COP swung into action with a very direct question: Exactly how stressful are the stress tests? We lined up some first-rate experts to evaluate the test, and we were all ready to go when the Fed and Treasury informed us that they wouldn’t let us in the clubhouse door. Our access to the data they used to assess the banks would be severely limited; in fact, we couldn’t even get full access to the test they were using to score the banks. We pushed and pulled. We sent our lawyers. We asked nicely and not so nicely. But nothing worked. The stress test remained top secret.
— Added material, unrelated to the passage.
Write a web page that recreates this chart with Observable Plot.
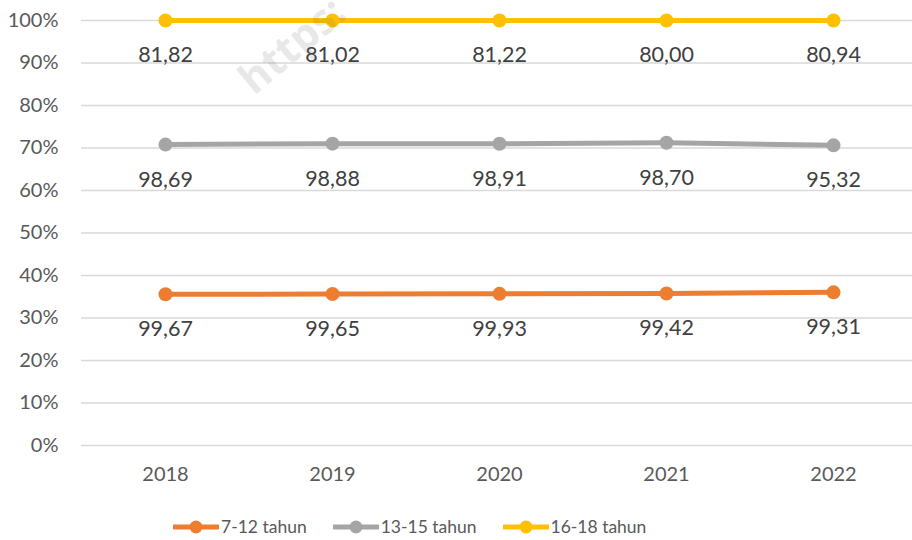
<!DOCTYPE html>
<html>
<head>
<meta charset="utf-8">
<script src="https://cdn.jsdelivr.net/npm/d3@7"></script>
<script src="https://cdn.jsdelivr.net/npm/@observablehq/plot@0.6"></script>
<style>
  html, body { margin: 0; padding: 0; background: #fff; }
  #wrap { position: relative; width: 912px; height: 540px; overflow: hidden; font-family: Lato, sans-serif; }
  #legend { display: flex; align-items: center; margin-left: 173px; margin-top: 16px; font-size: 17.5px; color: #595959; }
  .item { display: flex; align-items: center; margin-right: 26px; }
  .item svg { margin-right: 2px; }
  #wm { position: absolute; left: 0; top: 0; pointer-events: none; }
</style>
</head>
<body>
<div id="wrap">
  <div id="chart"></div>
  <div id="legend"></div>
  <svg id="wm" width="912" height="540"><text x="254" y="96" transform="rotate(-40 254 96)" font-family="Open Sans, sans-serif" font-weight="bold" font-size="42" fill="rgb(110,110,110)" fill-opacity="0.17">https:</text></svg>
</div>
<script>
const years = ["2018", "2019", "2020", "2021", "2022"];
const seriesNames = ["7-12 tahun", "13-15 tahun", "16-18 tahun"];
const values712 = [99.67, 99.65, 99.93, 99.42, 99.31];
const values1315 = [98.69, 98.88, 98.91, 98.70, 95.32];
const values1618 = [81.82, 81.02, 81.22, 80.00, 80.94];
const colors = ["#ED7D31", "#A5A5A5", "#FFC000"];
const yTicks = [0, 0.1, 0.2, 0.3, 0.4, 0.5, 0.6, 0.7, 0.8, 0.9, 1];

const seriesValues = [values712, values1315, values1618];
const data = seriesNames.flatMap((s, k) => years.map((y, i) => ({year: y, series: s, value: seriesValues[k][i]})));
const fmt = v => v.toFixed(2).replace(".", ",");
const st = {x: "year", y: "value", z: "series", offset: "normalize"};

const chart = Plot.plot({
  width: 912,
  height: 500,
  marginLeft: 81,
  marginRight: -4,
  marginTop: 20,
  marginBottom: 55,
  style: {fontFamily: "Lato, sans-serif", fontSize: "20px", background: "white"},
  x: {type: "point", domain: years, padding: 0.5},
  y: {domain: [0, 1]},
  color: {domain: seriesNames, range: colors},
  marks: [
    Plot.gridY(yTicks, {stroke: "#D9D9D9", strokeOpacity: 1, strokeWidth: 1.5}),
    Plot.axisY(yTicks, {tickSize: 0, tickPadding: 23, label: null, fill: "#595959", tickFormat: d => Math.round(d * 100) + "%"}),
    Plot.axisX({tickSize: 0, tickPadding: 21, label: null, fill: "#595959"}),
    Plot.line(data, Plot.stackY2({...st, stroke: "series", strokeWidth: 5})),
    Plot.dot(data, Plot.stackY2({...st, fill: "series", r: 7})),
    Plot.text(data, Plot.stackY2({...st, text: d => fmt(d.value), dy: 35, fill: "#404040", fontSize: 21.5}))
  ]
});
document.getElementById("chart").appendChild(chart);

const legend = document.getElementById("legend");
seriesNames.forEach((s, k) => {
  const item = document.createElement("div");
  item.className = "item";
  item.innerHTML = `<svg width="46" height="16"><line x1="1" x2="45" y1="8" y2="8" stroke="${colors[k]}" stroke-width="5" stroke-linecap="round"/><circle cx="23" cy="8" r="6.5" fill="${colors[k]}"/></svg><span>${s}</span>`;
  legend.appendChild(item);
});
</script>
</body>
</html>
When Treasury announced the results of the test, lo and behold, every bank was in good shape. Half were great, and half were a little bruised and needed to raise some more money, but they were all on the road to recovery. Secretary Geithner declared, “None of these 19 banks are at risk for insolvency.” Really? Once the results were announced and Treasury had reported that everyone was on the right path, we asked again: Now can we have more information about the test? Answer: Nope, not a chance.
Over and over during the spring and summer of 2009, we complained loudly and publicly about the Fed and Treasury refusing to give us information, but they wouldn’t yield. We still don’t know what was in those stress tests.
We pounded on the door to the house of TARP, but they hunkered down and never came out.
$8.6 Billion for the Taxpayers
In June 2009, Treasury started negotiating another round of deals with the big banks. As part of the original TARP arrangement, when the banks had borrowed money, they had promised to sell a certain number of shares of the banks’ stock to the government at a reduced rate. The idea was that if the bailout worked and the bank became profitable again, the taxpayers were guaranteed a bonus at some point in the future. Now the future was here, and some of the banks were ready to cut a deal with the government and give the taxpayers their bonus.